You can alternatively test to see if merging base model weights and trained LoRA weights and then quantizing them performs similar to keeping the parameters separately as done during training. To make use of torch.compile
with HQQ, see mobiusml/hqq#18.
While QLoRA finetuning works with FSDP, there are some rough edges to be aware of with this alpha release and our example script.
First, the current release of Transformer AutoModel.from_pretrained
cannot be used to load models into quantized weights, as it does not support the new quant_storage or quantization flag. Loading pretrained models requires writing or using custom model loading code. We provide an example of how to load and quantize a QLoRA model for finetuning in our demo script.
We are actively working with Hugging Face to resolve this incompatibility in future Transformers and PEFT releases.

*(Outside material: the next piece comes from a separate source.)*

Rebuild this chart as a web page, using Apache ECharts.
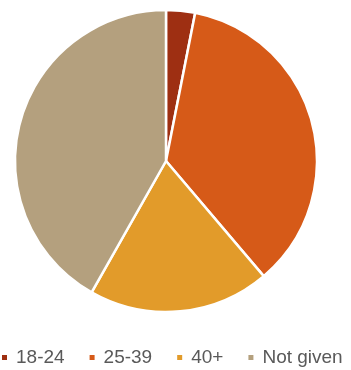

Secpnd, while FSDP’s Mixed Precision works with QLoRA, practitioners need to be careful to set the MixedPrecision.param_type
to match the Linear4Bit.quant_storage
dtype. Otherwise, FSDP’s Mixed Precision could cast the quantized weights to a different precision, essentially turning them into random weights. Our example script shows how to avoid this potential pitfall, and we will be happy to assist model training libraries in correctly exposing FSDP’s Mixed Precision options to users when training with QLoRA
# BnB QLoRA
export CUDA_VISIBLE_DEVICES=4,5,6,7
python train.py \
--world_size 4 \
--master_port 12356 \
--model_name meta-llama/Llama-2-70b-hf \
--gradient_accumulation_steps 4 \
--batch_size 2 \
--context_length 512 \
--precision bf16_buffers_autocast \
--train_type custom_qlora \
--use_gradient_checkpointing true \
--reentrant_checkpointing true
--use_cpu_offload false \
--log_to stdout \
--dataset alpaca \
# HQQ QLoRA
export CUDA_VISIBLE_DEVICES=4,5,6,7
python train.py \
--world_size 4 \
--master_port 12356 \
--model_name meta-llama/Llama-2-70b-hf \
--gradient_accumulation_steps 4 \
--batch_size 2 \
--context_length 512 \
--precision bf16_buffers_autocast \
--train_type hqq_lora \
--use_gradient_checkpointing true \
--use_cpu_offload false \
--log_to stdout \
--dataset alpaca \
Note: For large batch size or long context training HQQ LoRA is a bit more memory efficient compared to BnB LoRA with re-entrant checkpointing. So if you are running into OOM issues, try using HQQ LoRA.
See fsdp_multi_node.sh
for an example training script using multi-node training with SLURM.